* START Records shown *
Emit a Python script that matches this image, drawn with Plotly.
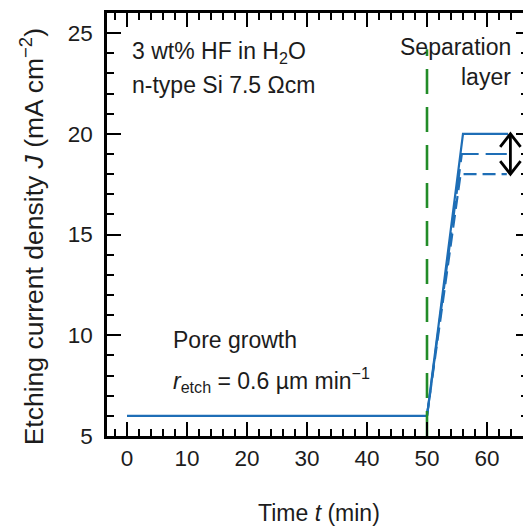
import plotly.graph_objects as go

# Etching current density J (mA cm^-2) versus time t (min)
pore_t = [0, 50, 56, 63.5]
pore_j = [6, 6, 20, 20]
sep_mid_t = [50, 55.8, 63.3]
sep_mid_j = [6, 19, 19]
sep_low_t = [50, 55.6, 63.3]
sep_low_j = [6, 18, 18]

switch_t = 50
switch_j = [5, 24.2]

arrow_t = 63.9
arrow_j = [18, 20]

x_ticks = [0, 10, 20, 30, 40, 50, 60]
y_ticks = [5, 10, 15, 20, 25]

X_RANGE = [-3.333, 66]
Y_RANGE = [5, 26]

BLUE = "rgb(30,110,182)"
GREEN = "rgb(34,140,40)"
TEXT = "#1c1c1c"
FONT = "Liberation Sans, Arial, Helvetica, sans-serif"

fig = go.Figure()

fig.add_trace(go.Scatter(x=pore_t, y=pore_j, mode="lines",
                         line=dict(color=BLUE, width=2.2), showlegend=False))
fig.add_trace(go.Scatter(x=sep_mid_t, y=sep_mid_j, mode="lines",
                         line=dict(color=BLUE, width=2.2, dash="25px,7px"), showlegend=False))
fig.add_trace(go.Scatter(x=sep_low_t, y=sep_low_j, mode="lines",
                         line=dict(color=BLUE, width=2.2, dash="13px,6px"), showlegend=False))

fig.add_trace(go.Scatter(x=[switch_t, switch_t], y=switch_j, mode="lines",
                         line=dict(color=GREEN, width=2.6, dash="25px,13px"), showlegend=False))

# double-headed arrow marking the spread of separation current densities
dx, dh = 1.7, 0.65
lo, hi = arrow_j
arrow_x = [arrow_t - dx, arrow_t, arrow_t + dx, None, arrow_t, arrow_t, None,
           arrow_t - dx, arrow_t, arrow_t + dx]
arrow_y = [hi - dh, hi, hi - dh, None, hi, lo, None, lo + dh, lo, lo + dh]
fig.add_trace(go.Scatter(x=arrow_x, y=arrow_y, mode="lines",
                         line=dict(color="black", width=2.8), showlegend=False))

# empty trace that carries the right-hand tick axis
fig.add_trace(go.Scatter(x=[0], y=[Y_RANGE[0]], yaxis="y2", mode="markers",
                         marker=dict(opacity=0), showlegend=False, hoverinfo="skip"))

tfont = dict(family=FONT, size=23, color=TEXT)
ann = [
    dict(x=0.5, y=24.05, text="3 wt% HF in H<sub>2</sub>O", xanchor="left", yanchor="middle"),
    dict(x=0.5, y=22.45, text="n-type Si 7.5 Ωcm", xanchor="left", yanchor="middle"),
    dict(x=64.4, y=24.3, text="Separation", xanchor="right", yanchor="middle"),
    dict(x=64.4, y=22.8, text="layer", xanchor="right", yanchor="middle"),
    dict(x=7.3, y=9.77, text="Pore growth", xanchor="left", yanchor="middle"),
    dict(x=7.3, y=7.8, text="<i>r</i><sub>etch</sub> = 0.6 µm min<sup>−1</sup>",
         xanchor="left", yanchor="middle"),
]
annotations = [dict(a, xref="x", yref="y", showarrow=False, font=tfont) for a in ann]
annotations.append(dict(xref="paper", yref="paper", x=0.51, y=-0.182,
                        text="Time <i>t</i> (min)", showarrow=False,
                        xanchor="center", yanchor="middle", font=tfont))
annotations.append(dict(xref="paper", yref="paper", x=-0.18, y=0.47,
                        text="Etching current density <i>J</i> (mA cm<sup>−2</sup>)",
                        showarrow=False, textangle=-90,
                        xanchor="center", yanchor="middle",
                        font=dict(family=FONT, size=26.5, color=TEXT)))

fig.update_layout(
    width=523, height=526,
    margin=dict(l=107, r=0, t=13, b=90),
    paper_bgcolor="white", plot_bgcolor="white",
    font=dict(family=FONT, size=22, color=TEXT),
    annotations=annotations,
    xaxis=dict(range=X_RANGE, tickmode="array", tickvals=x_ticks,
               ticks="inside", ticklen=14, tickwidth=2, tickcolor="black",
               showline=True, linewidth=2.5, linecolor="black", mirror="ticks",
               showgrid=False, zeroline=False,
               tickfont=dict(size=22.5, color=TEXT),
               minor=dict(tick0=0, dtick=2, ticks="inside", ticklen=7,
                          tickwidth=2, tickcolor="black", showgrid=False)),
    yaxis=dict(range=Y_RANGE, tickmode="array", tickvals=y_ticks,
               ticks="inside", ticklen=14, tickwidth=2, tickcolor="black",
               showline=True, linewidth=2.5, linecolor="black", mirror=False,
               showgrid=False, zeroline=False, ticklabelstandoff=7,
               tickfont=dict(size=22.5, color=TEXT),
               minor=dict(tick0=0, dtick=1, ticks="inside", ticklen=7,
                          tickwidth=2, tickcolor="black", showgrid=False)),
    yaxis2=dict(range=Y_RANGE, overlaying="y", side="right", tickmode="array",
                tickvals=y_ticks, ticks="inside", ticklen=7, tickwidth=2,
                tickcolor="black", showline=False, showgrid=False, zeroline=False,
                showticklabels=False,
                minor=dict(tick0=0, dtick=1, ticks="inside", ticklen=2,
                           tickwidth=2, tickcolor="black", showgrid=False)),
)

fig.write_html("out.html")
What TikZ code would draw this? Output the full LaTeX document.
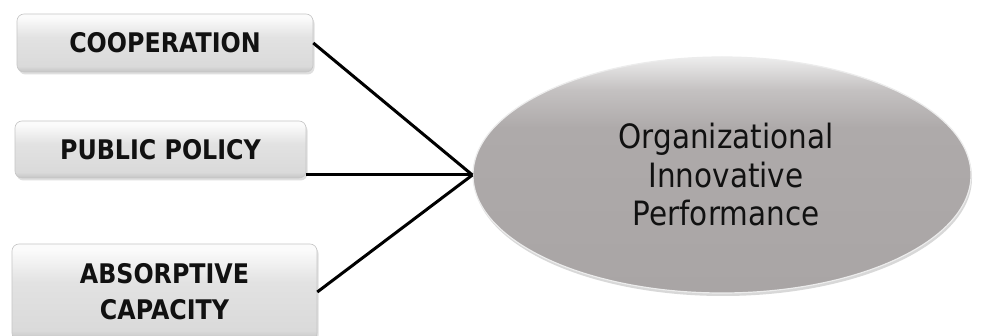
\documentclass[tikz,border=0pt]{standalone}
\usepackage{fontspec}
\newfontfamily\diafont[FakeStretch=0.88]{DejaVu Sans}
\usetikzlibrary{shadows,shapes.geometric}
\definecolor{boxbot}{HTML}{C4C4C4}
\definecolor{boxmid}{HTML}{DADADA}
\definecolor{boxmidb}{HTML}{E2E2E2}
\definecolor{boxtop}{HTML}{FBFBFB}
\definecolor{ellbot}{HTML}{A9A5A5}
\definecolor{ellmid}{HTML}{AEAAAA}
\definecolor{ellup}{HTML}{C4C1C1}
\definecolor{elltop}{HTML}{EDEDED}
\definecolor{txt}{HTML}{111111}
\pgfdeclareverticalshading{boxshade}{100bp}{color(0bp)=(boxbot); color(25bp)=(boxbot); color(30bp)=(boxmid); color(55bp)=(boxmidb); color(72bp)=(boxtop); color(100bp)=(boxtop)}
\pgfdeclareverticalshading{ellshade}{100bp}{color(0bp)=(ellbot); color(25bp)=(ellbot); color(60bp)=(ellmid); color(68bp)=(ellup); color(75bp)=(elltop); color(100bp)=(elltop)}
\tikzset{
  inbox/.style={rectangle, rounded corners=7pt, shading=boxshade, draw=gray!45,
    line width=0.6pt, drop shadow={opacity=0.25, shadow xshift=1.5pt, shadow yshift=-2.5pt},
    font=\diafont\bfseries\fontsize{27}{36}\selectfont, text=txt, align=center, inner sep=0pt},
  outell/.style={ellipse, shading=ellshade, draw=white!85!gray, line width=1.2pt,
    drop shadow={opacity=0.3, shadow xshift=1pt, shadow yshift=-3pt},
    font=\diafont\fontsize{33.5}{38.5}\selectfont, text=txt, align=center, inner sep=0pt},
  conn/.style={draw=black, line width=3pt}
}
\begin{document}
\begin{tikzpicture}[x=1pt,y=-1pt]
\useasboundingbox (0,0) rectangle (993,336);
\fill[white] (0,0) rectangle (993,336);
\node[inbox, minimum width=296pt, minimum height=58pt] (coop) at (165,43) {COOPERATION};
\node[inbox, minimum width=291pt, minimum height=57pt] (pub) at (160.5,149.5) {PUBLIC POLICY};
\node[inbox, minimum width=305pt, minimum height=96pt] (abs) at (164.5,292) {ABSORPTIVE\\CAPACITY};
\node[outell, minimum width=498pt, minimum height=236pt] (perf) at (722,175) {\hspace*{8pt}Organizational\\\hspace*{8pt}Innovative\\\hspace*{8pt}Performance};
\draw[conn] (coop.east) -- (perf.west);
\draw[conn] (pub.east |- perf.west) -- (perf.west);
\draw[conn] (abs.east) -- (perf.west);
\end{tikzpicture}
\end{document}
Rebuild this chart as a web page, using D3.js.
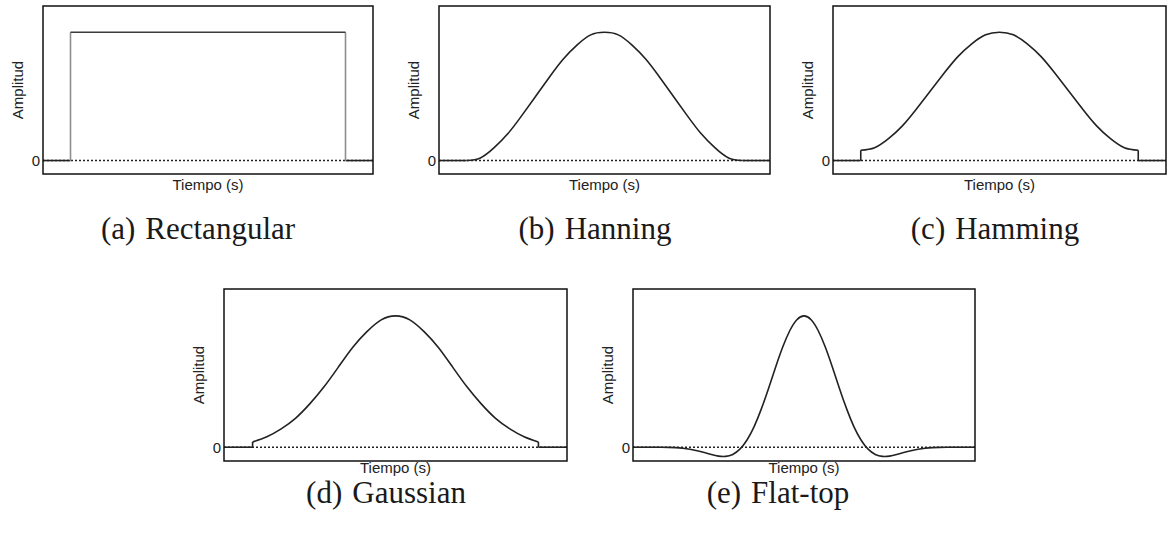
* END Records shown *
Exercise ->
Pull out every line in the data above that has the word "this".

The reply ->
Emit a Python script that matches this image, drawn with Plotly.
What TikZ code would draw this? Output the full LaTeX document.
Rebuild this chart as a web page, using D3.js.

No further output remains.